Retype the opening lines of the listing below, ending with the line that contains "0.7, 0.6, 0.5, 0.45, 1.3, 0.4, 0.25, 0.15, 0.1]", and leave out any pictures.

[Begin]

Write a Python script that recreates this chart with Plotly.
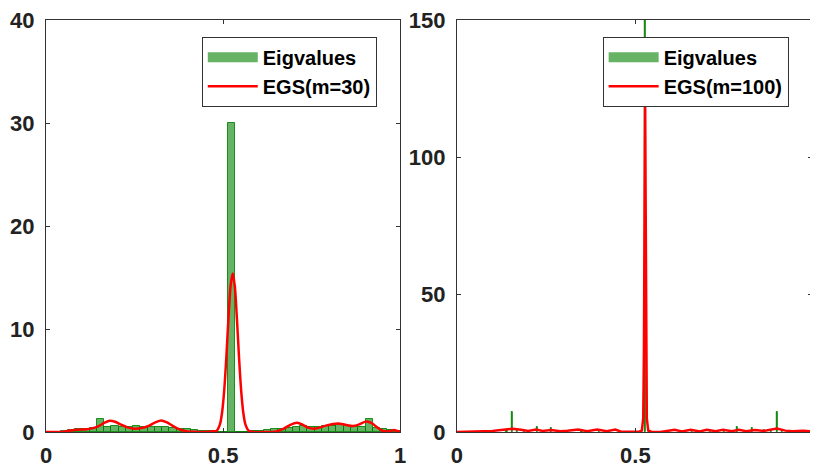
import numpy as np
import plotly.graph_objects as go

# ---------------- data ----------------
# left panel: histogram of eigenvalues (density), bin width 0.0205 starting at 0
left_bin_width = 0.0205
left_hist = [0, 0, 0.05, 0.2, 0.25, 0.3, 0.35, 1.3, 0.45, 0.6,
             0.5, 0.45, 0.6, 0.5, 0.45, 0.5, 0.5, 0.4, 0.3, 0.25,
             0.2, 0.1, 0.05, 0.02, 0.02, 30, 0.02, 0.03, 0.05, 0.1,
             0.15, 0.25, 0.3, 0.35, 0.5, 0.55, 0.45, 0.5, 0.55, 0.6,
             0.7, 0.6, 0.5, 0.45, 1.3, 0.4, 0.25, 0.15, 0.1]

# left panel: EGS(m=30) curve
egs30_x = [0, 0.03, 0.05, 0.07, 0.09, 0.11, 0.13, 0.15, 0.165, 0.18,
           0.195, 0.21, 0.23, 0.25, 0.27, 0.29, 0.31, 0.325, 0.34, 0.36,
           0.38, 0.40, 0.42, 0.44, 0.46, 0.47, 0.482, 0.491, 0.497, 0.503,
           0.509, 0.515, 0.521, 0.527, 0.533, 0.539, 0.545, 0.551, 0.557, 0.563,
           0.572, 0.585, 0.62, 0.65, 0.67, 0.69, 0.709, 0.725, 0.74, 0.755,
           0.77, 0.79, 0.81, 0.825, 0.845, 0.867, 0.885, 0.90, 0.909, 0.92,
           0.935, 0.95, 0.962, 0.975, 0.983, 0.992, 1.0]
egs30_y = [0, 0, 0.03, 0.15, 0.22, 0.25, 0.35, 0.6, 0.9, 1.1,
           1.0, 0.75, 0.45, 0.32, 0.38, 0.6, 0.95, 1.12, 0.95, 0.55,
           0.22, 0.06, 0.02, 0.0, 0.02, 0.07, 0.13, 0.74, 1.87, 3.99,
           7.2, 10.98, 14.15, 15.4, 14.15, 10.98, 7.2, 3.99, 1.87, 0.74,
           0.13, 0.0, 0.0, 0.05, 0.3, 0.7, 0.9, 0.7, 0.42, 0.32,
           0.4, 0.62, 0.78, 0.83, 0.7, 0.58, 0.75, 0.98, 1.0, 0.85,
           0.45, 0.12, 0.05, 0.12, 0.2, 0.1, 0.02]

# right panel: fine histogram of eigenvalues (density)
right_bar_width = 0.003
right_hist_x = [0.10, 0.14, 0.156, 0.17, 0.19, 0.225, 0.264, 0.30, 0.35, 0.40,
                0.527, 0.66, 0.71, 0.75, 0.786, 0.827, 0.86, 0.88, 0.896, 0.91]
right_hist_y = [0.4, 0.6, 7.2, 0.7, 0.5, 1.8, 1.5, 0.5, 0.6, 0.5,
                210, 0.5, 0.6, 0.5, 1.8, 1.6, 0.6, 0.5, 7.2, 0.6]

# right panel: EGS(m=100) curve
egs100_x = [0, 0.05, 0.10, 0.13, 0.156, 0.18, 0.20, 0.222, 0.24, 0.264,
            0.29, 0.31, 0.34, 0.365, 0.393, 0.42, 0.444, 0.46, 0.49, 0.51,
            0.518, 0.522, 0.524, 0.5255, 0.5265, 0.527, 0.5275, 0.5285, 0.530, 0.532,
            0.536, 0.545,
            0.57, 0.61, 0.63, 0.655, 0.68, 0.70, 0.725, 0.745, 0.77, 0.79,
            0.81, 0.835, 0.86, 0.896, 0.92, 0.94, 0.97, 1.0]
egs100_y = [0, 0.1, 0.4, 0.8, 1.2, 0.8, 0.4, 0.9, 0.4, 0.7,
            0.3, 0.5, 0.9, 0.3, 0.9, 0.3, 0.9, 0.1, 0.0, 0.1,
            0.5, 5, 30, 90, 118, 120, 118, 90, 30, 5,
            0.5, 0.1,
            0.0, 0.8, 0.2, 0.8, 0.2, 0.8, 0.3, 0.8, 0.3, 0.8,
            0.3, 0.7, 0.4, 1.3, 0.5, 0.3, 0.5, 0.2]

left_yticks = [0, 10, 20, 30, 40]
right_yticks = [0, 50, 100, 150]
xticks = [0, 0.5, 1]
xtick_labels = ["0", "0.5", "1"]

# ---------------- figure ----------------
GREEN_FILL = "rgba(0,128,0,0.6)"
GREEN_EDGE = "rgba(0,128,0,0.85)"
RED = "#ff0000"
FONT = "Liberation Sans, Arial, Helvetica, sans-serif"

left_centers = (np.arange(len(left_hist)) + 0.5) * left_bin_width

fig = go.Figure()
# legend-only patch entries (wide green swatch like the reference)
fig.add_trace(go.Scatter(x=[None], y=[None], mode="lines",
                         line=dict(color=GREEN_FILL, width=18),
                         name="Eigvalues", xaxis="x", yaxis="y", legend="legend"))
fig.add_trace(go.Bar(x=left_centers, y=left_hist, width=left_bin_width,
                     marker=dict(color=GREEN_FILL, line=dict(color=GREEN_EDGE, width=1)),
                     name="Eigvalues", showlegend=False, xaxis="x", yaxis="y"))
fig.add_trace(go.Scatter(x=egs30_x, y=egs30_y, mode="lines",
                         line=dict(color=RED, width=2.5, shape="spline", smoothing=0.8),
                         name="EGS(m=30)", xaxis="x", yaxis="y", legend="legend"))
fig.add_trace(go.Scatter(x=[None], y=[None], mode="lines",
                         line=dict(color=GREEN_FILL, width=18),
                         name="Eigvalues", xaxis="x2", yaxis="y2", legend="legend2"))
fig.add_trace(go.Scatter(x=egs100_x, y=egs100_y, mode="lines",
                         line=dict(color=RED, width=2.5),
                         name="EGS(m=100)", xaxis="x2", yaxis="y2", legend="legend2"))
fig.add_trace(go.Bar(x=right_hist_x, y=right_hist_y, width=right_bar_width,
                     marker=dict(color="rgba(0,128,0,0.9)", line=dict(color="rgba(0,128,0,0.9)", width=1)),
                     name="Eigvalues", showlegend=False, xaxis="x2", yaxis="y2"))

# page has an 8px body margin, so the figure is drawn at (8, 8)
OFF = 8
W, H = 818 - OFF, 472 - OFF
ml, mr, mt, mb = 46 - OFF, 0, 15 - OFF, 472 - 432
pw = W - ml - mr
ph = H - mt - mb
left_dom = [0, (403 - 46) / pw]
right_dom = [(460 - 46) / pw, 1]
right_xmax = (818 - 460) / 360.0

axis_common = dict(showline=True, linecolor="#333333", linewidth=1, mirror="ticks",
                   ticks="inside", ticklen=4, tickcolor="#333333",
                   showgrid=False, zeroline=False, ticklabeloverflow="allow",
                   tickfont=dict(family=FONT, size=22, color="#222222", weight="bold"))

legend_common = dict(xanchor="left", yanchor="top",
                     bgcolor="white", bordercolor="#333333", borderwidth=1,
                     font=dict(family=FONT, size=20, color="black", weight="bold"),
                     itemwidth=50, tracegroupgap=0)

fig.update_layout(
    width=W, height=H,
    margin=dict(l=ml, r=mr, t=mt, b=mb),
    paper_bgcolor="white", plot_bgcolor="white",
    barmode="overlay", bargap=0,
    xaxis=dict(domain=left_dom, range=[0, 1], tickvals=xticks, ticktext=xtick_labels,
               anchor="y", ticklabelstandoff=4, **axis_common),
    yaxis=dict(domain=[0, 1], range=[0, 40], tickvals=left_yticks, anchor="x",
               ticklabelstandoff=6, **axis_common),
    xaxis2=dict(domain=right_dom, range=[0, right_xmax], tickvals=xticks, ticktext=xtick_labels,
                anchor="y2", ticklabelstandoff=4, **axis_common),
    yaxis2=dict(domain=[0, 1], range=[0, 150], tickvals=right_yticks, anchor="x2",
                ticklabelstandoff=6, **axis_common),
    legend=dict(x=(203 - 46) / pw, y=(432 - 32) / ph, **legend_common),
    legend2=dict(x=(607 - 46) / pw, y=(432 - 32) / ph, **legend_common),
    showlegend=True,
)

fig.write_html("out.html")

[End]

WRITTEN SOLUTION |
Write a Python script that recreates this chart with Plotly.
import numpy as np
import plotly.graph_objects as go

# ---------------- data ----------------
# left panel: histogram of eigenvalues (density), bin width 0.0205 starting at 0
left_bin_width = 0.0205
left_hist = [0, 0, 0.05, 0.2, 0.25, 0.3, 0.35, 1.3, 0.45, 0.6,
             0.5, 0.45, 0.6, 0.5, 0.45, 0.5, 0.5, 0.4, 0.3, 0.25,
             0.2, 0.1, 0.05, 0.02, 0.02, 30, 0.02, 0.03, 0.05, 0.1,
             0.15, 0.25, 0.3, 0.35, 0.5, 0.55, 0.45, 0.5, 0.55, 0.6,
             0.7, 0.6, 0.5, 0.45, 1.3, 0.4, 0.25, 0.15, 0.1]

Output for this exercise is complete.